|Machine type||RISC-based distributed-memory multi-processor|
|Models||Paragon XP/S (MP), XP/E|
|Operating system||OSF/1, SunMos|
|Connection structure||2-D mesh (torus)|
|Compilers||Fortran 77, ADA|
|Vendors information Web page||http://www.ssd.intel.com/pubs.html|
|Model||Paragon XP/S||Paragon XP/E|
|Clock cycle||20 ns||20 ns|
|Theor. peak performance|
|Per Proc. (64-bits)||75 Mflop/s||75 Mflop/s|
|64-bits precision||300 Gflop/s||2.1 Gflop/s|
|Main memory||<=128 GB||<=4.5 GB|
|Memory/node||<=128 MB||<=128 MB|
|Communication bandwidtd||200 MB/s||200 MB/s|
|No. of processors||64-4000||4-32|
The Paragon is a commercialised offspring of the experimental Touchstone Delta system. The latter machine was built for the Concurrent Supercomputing Consortium at CalTech. The Delta system used i860 processors as computational elements in its nodes but, unlike its predecessor, the iPSC/860, the nodes were not arranged in a hypercube topology but in a 2-D grid (for many physical simulation phenomena, as well as for the solution of linear systems this is a quite natural topology). The Delta system proved to be quite fast for a variety of problems (a speed of 11.9 Gflop/s was reported for an order 20,000 full linear system). The Paragon machine should do better because of the faster i860/XP processor that is used in the nodes. In addition, the i860/XP has processor communication hardware on-chip which makes the communication bandwidth higher.
In November 1993 the Paragon XP/E was introduced. This is an entry-level system with the same characteristics as the XP/S and up to 32 processors. The maximal configuration of the XP/E, the XP/E-28N has 32 nodes of which 28 are compute nodes. The others are used for assisting the routing, I/O, and other operating system tasks.
The Paragons retain compatibility with the former iPSC/860 systems, an Intel hypercube system preceding them. In particular the the transparent parallel Distributed File System can be used in applications migrated from the iPSC/860. The Paragon has its own parallel file system.
In 1995 the MP (Multi Processor) node was introduced. In such an MP node 3 i860/XP processors reside on one board and the processors share one address space. Fortran and C compilers take care of the automatic parallelisation within a MP node. The Intel-provided information claims a better performance than with single processor nodes. Until now this seems consistently but not spectacularly true (see Measured Performances).
Measured Performances: As on many systems a results are available for the solution of a large dense linear system.

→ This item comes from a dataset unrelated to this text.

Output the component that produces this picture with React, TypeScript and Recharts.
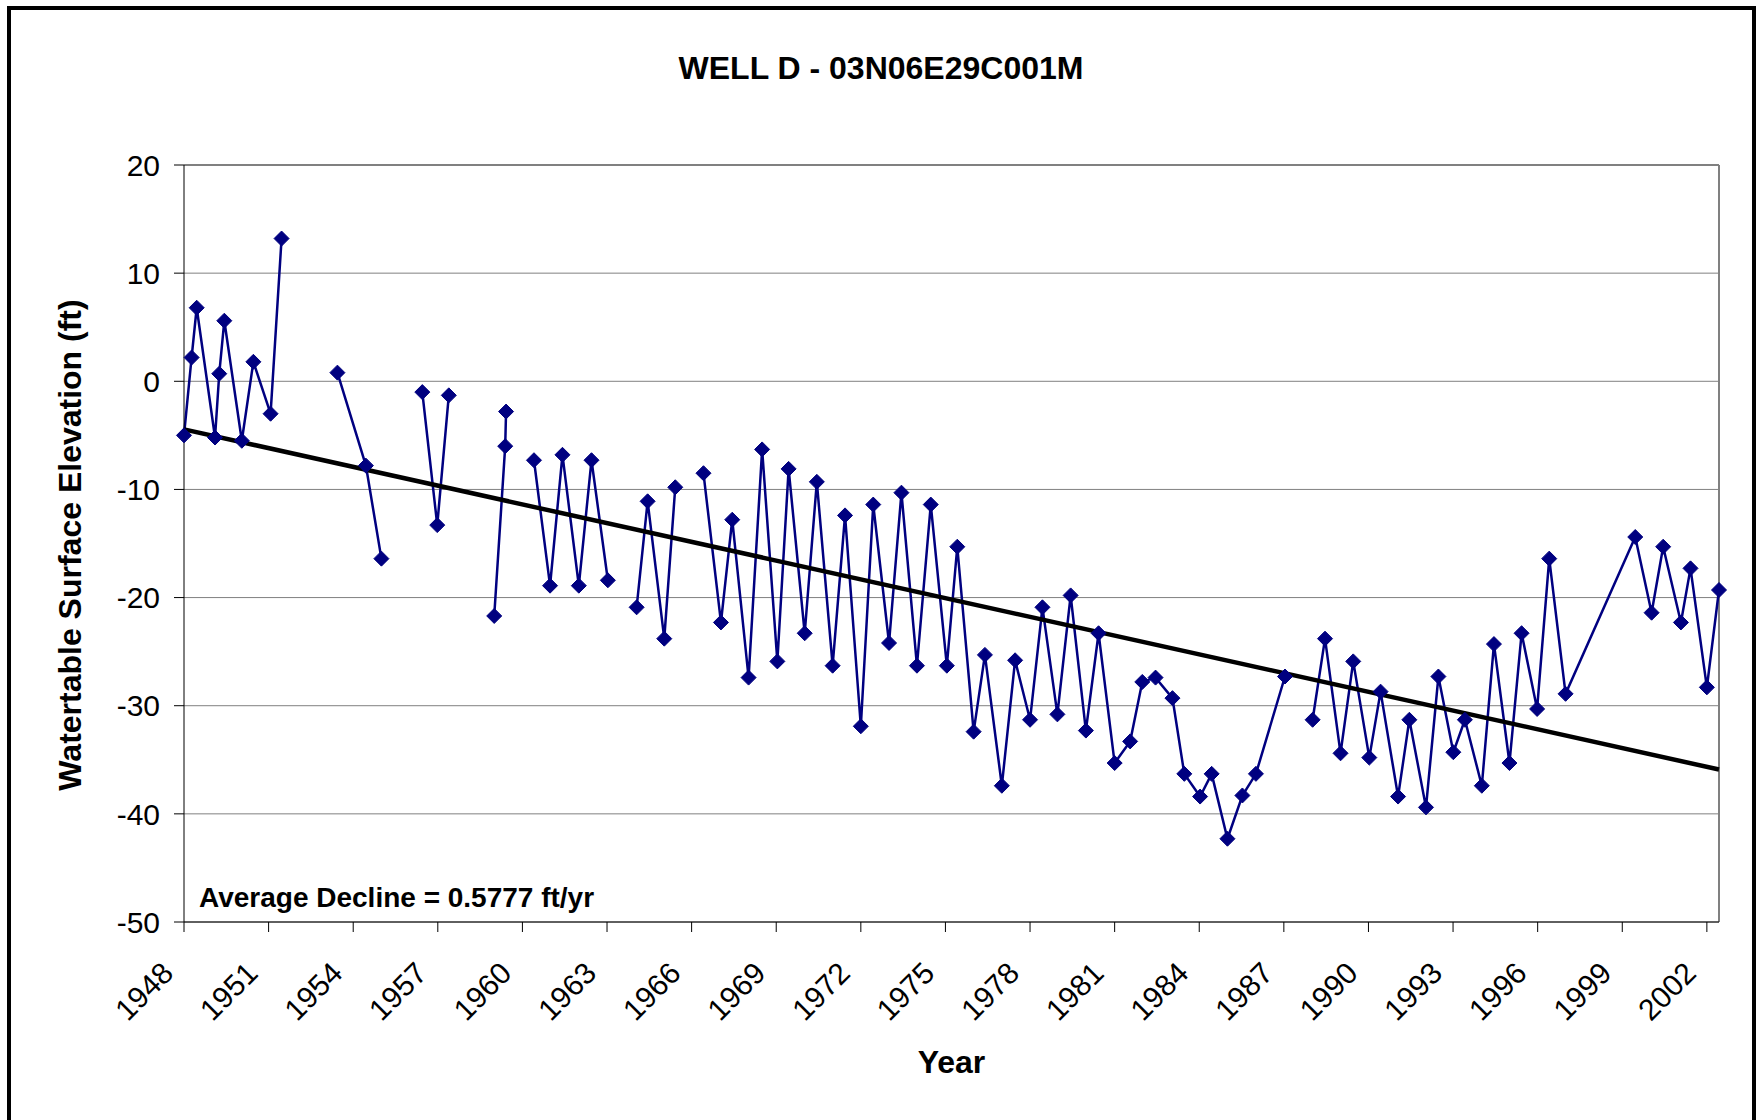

In  a speed of 281.1 Gflop/s is reported for a system of size 128,600 on a 6768-node ensemble of XP/S MP systems. No actual systems of this size are in operation. Results as quoted above are obtained by systems that are put together for the occasion. In  results for the class B EP, MG, and FT benchmarks, the times obtained on 512 processors were 3.98, 7.01, and 16.17 seconds for the single-node XP, while on the MP-node XP of the same size these times were 2.98, 6.72, and 12.4 seconds, respectively.